Based on the novel by Gregory Maguire, with music and lyrics by Stephen Schwartz and book by Winnie Holzman, Wicked is pure imagination. A mechanical dragon sits atop the stage, it’s red eyes glowing brightly in the dark theater, it’s head swiveling to and fro on a graceful neck of wheels and metal. And that’s probably the least eye-popping thing in the production – which is really saying something.
I’ll get to the singers in a moment, but I MUST give so much credit to the crew and production team of Wicked (Setting: Eugene Lee; Lighting: Kenneth Posner; Projections: Elaine J. McCarthy; Special Effects: Chic Silber; Technical Supervisor: Jake Bell Production Stage Manager: David O’Brien). The clever staging, the mesmerizing lights, the pop of colors and the swirls of mist…it was all such a joy to watch and seriously half the fun of this show. From Glinda coming down to the stage in her brightly lit bubble, to the surprisingly scary monkeys (even before they could fly), to that moment in Defying Gravity when Mary Kate Morrissey looks like she really is defying gravity, I was entranced. And the costumes by Susan Hilferty were simply stunning, something Lady Gaga would wear circa Bad Romance.
Now, about that singing…Mary Kate Morrissey as Elphaba was ceiling-shattering with her sweeping voice, and Ginna Claire Mason as Glinda deserves Olympic gold for the flexibility and ferocity of a voice that, even when speaking, could jump and gasp and giggle and contort like a gymnast performing a floor routine.

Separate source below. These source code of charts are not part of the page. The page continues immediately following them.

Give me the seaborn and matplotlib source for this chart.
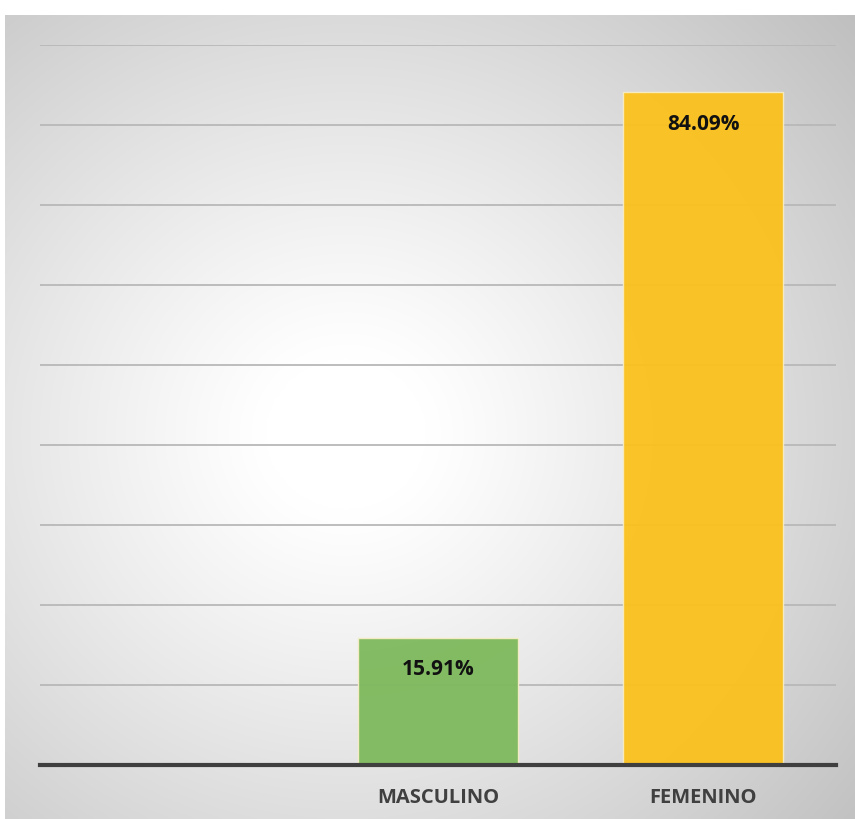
import numpy as np
import pandas as pd
import matplotlib
matplotlib.use("Agg")
import matplotlib.pyplot as plt
import seaborn as sns

categories = ["", "MASCULINO", "FEMENINO"]
values = [np.nan, 15.91, 84.09]
labels = ["", "15.91%", "84.09%"]
colors = ["#ffffff", "#7db95c", "#fbc11c"]

sns.set_style("white")
plt.rcParams["font.family"] = ["Open Sans", "DejaVu Sans"]

W, H = 855, 819
fig = plt.figure(figsize=(W / 100, H / 100), dpi=100)

# background radial gradient panel
bg = fig.add_axes([5 / W, 0, 1 - 5 / W, 1 - 15 / H])
bg.set_axis_off()
ny, nx = 400, 420
yy, xx = np.mgrid[0:ny, 0:nx]
cx, cy = nx * 0.40, ny * 0.52
r = np.sqrt(((xx - cx) / nx) ** 2 + ((yy - cy) / ny) ** 2)
r = r / r.max()
val = 1.0 - 0.25 * np.clip((r - 0.12) / 0.88, 0, 1) ** 1.1
img = np.dstack([val, val, val])
bg.imshow(img, aspect="auto", extent=[0, 1, 0, 1], interpolation="bilinear")
bg.set_xlim(0, 1)
bg.set_ylim(0, 1)

ax = fig.add_axes([40 / W, 1 - 765 / H, (836 - 40) / W, (765 - 45) / H])
ax.patch.set_alpha(0)

df = pd.DataFrame({"cat": categories, "val": values})
sns.barplot(data=df, x="cat", y="val", hue="cat", order=categories,
            palette=dict(zip(categories, colors)), legend=False,
            saturation=1, width=0.604, ax=ax, alpha=0.95,
            edgecolor="#f6ecc4", linewidth=1.0, zorder=3)

ax.set_ylim(0, 90)
ax.set_xlim(-0.5, 2.5)
ax.set_yticks(np.arange(10, 91, 10))
ax.yaxis.grid(True, color="#b8b8b8", linewidth=1.3, zorder=0)
ax.set_axisbelow(True)
ax.tick_params(axis="y", left=False, labelleft=False)
ax.tick_params(axis="x", bottom=False, pad=13)
for s in ["top", "right", "left"]:
    ax.spines[s].set_visible(False)
ax.spines["bottom"].set_color("#3f3f3f")
ax.spines["bottom"].set_linewidth(3)
ax.spines["bottom"].set_zorder(5)
ax.set_xlabel("")
ax.set_ylabel("")
ax.set_xticks(range(len(categories)))
ax.set_xticklabels(categories, fontsize=14.5, fontweight="bold", color="#404040")

for i, (v, lab) in enumerate(zip(values, labels)):
    if lab:
        ax.annotate(lab, (i, v), xytext=(0, -23), textcoords="offset points",
                    ha="center", va="center", fontsize=15,
                    fontweight="bold", color="#111111", zorder=6)

fig.savefig("out.png", dpi=100)
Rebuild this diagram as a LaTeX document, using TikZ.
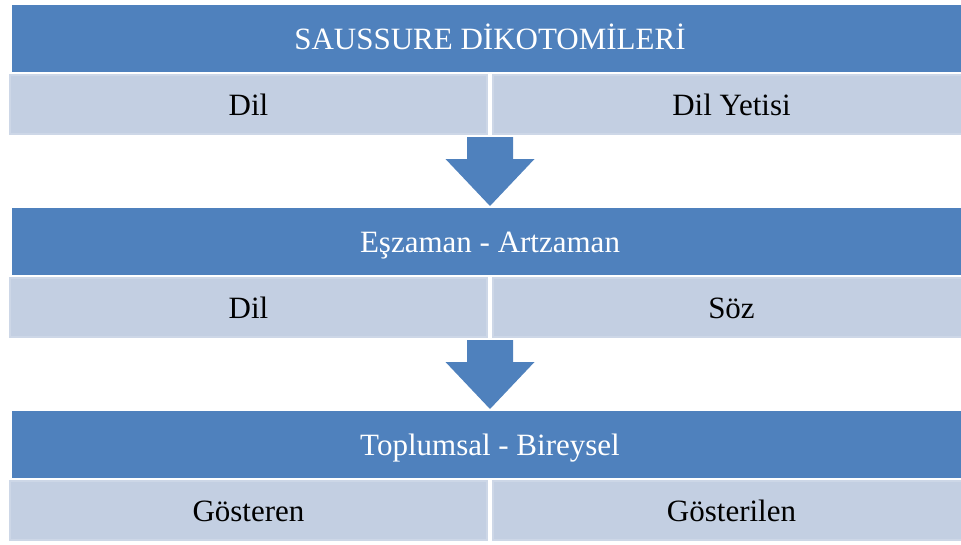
\documentclass[tikz,border=0pt]{standalone}
\usepackage{fontspec}
\setmainfont{Liberation Serif}
\definecolor{barblue}{RGB}{79,129,189}
\definecolor{cellblue}{RGB}{195,207,226}
\tikzset{
    pics/downarrow/.style={code={
        \fill[barblue] (-23,0) -- (23,0) -- (23,22) -- (44.5,22) -- (0,69) -- (-44.5,22) -- (-23,22) -- cycle;
    }}
}
\begin{document}
\begin{tikzpicture}[x=1pt, y=-1pt,
    bar/.style={rectangle, fill=barblue, minimum width=956pt, minimum height=67pt, inner sep=0pt, text height=21pt, text depth=0pt, text=white, font=\fontsize{31}{37}\selectfont},
    cell/.style={rectangle, fill=cellblue, draw=white, draw opacity=0.18, line width=4pt, minimum width=479pt, minimum height=61pt, inner sep=0pt, text height=21pt, text depth=0pt, font=\fontsize{31}{37}\selectfont}
]
    \useasboundingbox (0,0) rectangle (961,544);

    \node[bar] (b1) at (490,38.5) {SAUSSURE DİKOTOMİLERİ};
    \node[cell] (c1l) at (248.5,104.5) {Dil};
    \node[cell] (c1r) at (731.5,104.5) {Dil Yetisi};

    \node[bar] (b2) at (490,241.5) {Eşzaman - Artzaman};
    \node[cell] (c2l) at (248.5,307.5) {Dil};
    \node[cell] (c2r) at (731.5,307.5) {Söz};

    \node[bar] (b3) at (490,444.5) {Toplumsal - Bireysel};
    \node[cell] (c3l) at (248.5,510.5) {Gösteren};
    \node[cell] (c3r) at (731.5,510.5) {Gösterilen};

    \pic at (c1l.south east) {downarrow};
    \pic at (c2l.south east) {downarrow};
\end{tikzpicture}
\end{document}
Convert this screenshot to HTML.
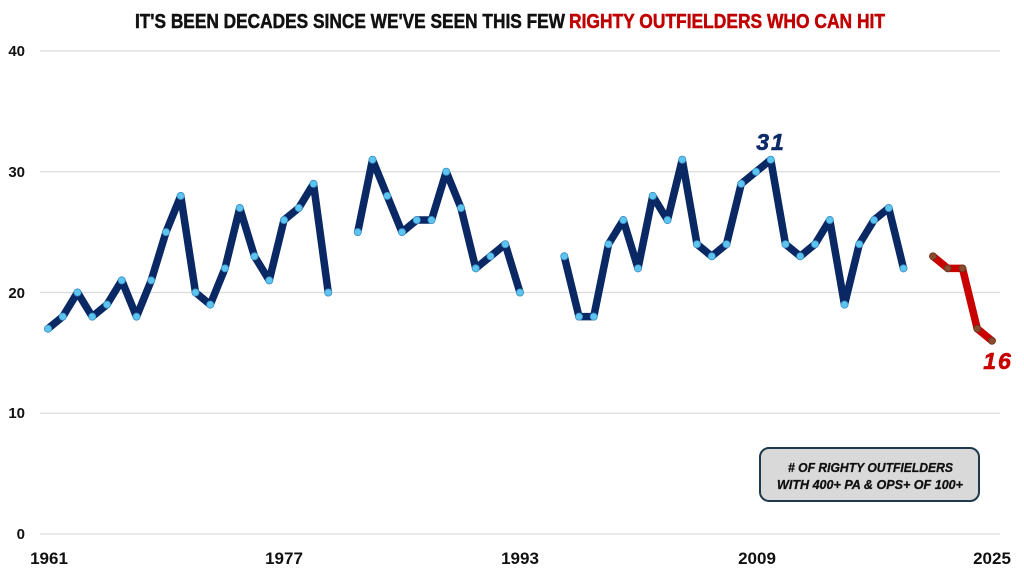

Michael Capayno as Fiyero and Judy Kaye as Madame Morrible were also standouts among stars of a cast. Truly, there wasn’t a weak link in the entire production.
The story itself is simple enough: it begins in the aftermath of a certain farm girl just having melted a certain wicked witch. Glinda is regaling the townspeople of what happened and that’s when we’re thrust into a magical, musical flashback that tracks both the good and bad witches as young women attending school together. Throw in some animals in peril, a wizard who isn’t so benign as he first seems, a love triangle that tests the bounds of female friendship, and voila! You have, in the words of John Travolta (sorta), a wickedly good time.
The novel has been on my To Be Read list for a while, and I’m ashamed to say I haven’t gotten around to it yet, but I liked that I was able to go into this show completely not knowing. I liked how it winked at the classic Wizard of Oz movie but also remained separate and it’s own creative story. My only gripe with the show was that sometimes, it was hard to understand the words they were singing. Not sure if it was a mic issue or what, but at least a few times in every song, there were parts that sounded warbled.
All in all, this show is a powerhouse for a reason and I highly recommend it.